The unmanned mission is part of renewed global interest in the moon and comes just months before the 50th anniversary in July of American astronauts first walking on the lunar surface.
“This is history in the making — and it’s live! Israel is aiming for the #moon and you’re all invited to watch,” said a Twitter message from SpaceIL, the non-profit organisation that designed the Israeli craft. It was backed by businessman and philanthropist Morris Kahn, who financed the development of the craft. “Make us proud,” he said yesterday.
Entrepreneurs financed the mission, which was initially projected at $US10 million but grew to $US100m ($141m). Other partners are IAI and the Ministry of Science and Technology.
So far, only Russia, the US and China have made the 384,000km journey and landed spacecraft on the moon. China’s Chang’e-4 made the first-ever soft landing on the far side of the moon on January 3, after a probe sent by Beijing made a lunar landing elsewhere in 2013. Americans are the only ones to have walked on the surface, but have not been there since 1972.
For Israel, the landing itself is the main mission, but the spacecraft also carries a scientific instrument to measure the lunar magnetic field, which will help understanding of the moon’s formation.

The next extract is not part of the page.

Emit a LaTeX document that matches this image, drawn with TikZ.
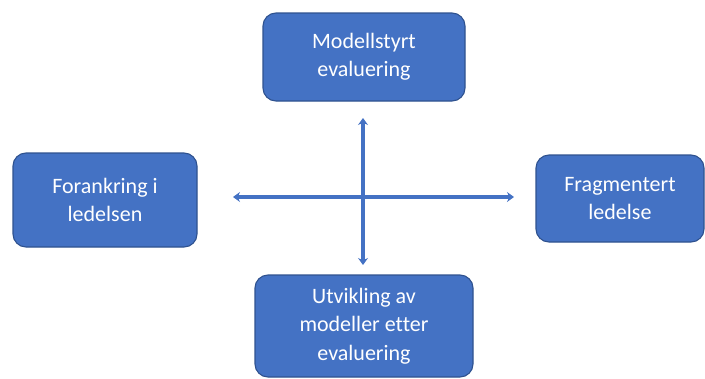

Technically, it is far from a trivial mission. After its initial boost from the Falcon 9, the Beresheet’s British engine will have to make several ignitions to place the spacecraft on the correct trajectory to the moon. When it arrives, its landing gear must cushion the descent on to the surface to prevent Beresheet crashing.
Beresheet carries a “time capsule” loaded with digital files containing children’s drawings, Israeli songs, memories of a Holocaust survivor and the blue-and-white Israeli flag.
Its $US100m cost makes it “the lowest-budget spacecraft to ever undertake such a mission’’, IAI said. “The superpowers who managed to land a spacecraft on the moon have spent hundreds of millions of dollars in government funding. Beresheet is the first spacecraft to land on the moon as a result of a private initiative.”
After China earlier this year, and now Israel, India hopes to become the fifth lunar country in the northern spring with its Chandrayaan-2 mission. It aims to put a craft with a rover on to the moon’s surface to collect data.
Japan plans to send a small lunar lander, called SLIM, to study a volcanic area either next year or in 2021.